= Your instructions =
Wherever "Output" appears in a line, list that line.

= Provided data =
==============================
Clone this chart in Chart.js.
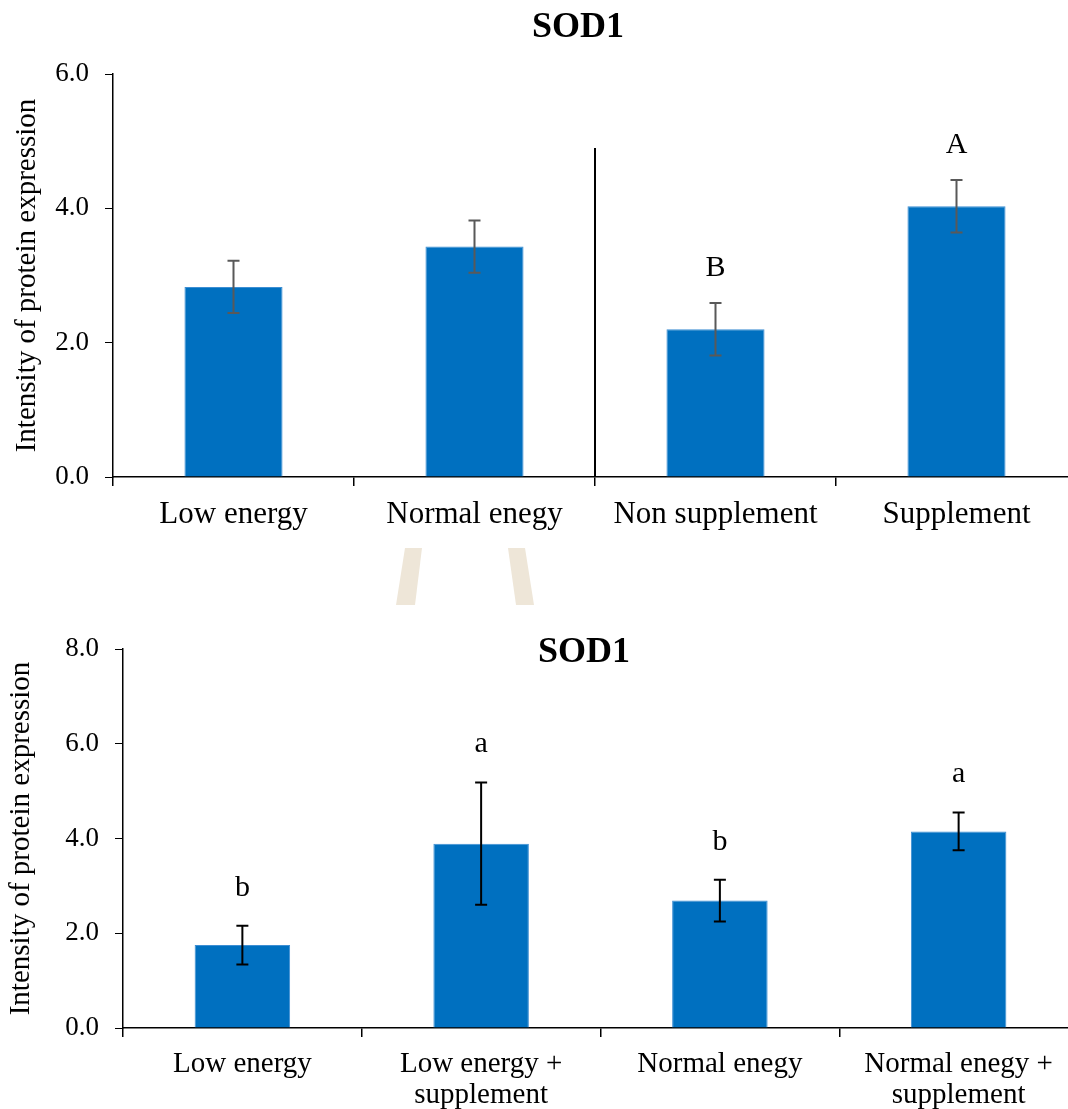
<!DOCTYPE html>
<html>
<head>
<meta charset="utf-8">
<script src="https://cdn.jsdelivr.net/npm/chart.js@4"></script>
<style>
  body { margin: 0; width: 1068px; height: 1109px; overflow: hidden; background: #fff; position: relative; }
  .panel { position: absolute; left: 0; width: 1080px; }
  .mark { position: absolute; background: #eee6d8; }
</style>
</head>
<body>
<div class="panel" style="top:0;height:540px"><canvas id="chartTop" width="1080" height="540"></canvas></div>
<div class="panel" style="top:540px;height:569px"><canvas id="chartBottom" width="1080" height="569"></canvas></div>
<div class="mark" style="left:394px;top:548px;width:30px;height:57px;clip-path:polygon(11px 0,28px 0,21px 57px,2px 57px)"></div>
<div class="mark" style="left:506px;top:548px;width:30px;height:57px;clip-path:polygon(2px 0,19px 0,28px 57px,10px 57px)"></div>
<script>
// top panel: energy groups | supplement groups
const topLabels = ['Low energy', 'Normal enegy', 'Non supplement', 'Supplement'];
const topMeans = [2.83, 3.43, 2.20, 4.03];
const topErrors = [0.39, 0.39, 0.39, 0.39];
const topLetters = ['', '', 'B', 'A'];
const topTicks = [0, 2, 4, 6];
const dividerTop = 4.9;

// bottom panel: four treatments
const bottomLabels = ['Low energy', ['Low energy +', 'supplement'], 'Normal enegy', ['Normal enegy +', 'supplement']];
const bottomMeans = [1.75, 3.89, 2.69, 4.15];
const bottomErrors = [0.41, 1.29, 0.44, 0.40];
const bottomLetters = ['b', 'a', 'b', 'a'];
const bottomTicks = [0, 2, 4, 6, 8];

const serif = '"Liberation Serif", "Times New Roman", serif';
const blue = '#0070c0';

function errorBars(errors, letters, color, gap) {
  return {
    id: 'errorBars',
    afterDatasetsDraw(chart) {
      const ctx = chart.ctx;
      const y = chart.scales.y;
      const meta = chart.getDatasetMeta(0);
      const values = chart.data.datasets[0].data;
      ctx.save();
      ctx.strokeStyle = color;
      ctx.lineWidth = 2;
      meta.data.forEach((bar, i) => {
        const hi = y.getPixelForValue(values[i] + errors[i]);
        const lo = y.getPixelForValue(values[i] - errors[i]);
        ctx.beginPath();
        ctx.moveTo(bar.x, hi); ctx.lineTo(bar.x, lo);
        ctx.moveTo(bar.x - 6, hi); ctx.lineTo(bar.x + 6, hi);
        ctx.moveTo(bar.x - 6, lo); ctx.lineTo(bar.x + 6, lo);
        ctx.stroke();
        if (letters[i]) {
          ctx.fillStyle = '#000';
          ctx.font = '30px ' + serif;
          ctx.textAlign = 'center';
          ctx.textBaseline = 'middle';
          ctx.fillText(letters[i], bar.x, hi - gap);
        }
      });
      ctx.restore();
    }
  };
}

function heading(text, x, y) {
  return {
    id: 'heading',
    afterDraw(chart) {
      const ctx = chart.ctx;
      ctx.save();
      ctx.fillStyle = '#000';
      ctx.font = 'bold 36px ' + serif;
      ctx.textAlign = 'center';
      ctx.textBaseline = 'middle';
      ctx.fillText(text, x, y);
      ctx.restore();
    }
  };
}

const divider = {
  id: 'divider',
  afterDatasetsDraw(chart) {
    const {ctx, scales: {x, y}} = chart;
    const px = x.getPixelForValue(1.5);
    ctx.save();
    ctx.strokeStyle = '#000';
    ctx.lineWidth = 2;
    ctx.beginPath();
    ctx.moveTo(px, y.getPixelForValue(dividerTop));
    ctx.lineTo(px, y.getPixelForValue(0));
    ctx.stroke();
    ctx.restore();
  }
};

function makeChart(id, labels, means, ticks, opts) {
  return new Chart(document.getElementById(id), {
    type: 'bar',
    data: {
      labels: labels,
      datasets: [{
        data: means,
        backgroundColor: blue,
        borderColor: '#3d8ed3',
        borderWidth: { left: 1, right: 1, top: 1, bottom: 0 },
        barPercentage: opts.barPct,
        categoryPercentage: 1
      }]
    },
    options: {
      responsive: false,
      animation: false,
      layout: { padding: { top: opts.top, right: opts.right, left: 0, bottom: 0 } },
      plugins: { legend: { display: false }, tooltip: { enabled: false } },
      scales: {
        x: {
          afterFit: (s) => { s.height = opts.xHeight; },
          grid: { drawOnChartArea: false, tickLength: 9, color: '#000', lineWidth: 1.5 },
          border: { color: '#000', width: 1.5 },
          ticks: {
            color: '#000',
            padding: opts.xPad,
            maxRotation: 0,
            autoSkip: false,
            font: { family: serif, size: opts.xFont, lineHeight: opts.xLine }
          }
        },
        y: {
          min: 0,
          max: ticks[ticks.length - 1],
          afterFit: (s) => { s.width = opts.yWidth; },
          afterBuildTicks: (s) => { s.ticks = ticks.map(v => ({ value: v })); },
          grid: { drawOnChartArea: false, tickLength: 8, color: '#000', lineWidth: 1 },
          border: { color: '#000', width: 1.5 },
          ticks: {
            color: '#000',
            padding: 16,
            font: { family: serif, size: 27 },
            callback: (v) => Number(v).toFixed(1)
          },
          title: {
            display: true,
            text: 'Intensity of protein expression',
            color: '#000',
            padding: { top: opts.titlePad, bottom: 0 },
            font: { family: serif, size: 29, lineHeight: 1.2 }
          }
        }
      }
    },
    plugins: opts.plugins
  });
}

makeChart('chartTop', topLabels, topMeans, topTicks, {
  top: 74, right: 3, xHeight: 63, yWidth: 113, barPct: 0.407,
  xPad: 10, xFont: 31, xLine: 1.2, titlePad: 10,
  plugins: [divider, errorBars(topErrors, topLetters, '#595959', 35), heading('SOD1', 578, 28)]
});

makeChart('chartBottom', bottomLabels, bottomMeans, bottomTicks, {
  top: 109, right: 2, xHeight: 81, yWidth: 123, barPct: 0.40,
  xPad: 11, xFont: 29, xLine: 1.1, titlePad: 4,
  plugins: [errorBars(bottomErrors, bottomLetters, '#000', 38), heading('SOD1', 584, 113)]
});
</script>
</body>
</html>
==============================
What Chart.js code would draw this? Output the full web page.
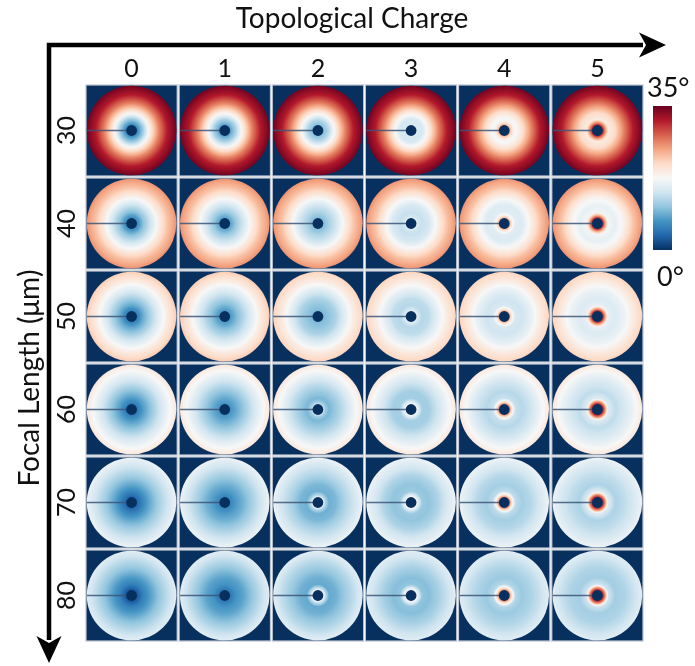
==============================
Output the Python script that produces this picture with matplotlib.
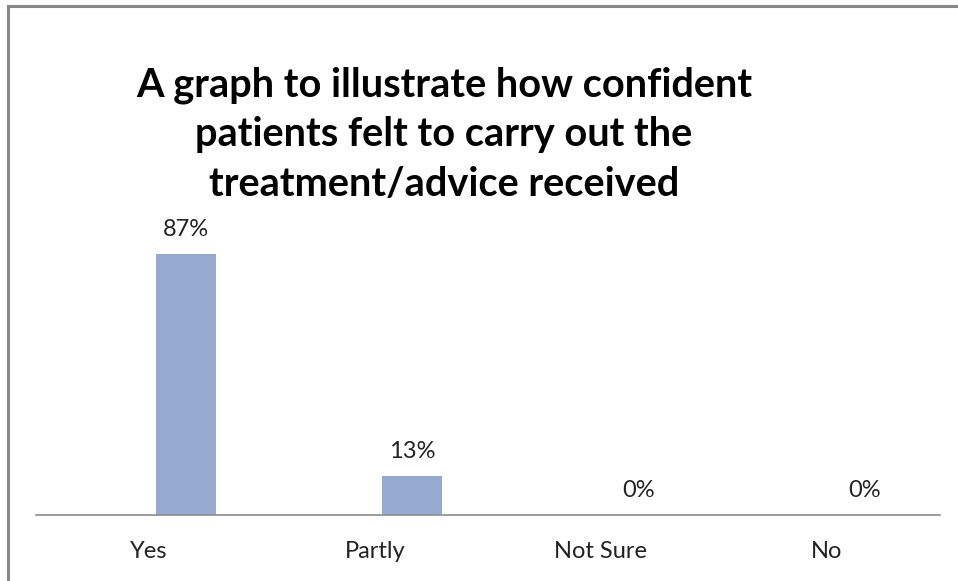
==============================
= Expected answer =
What Chart.js code would draw this? Output the full web page.
Output the Python script that produces this picture with matplotlib.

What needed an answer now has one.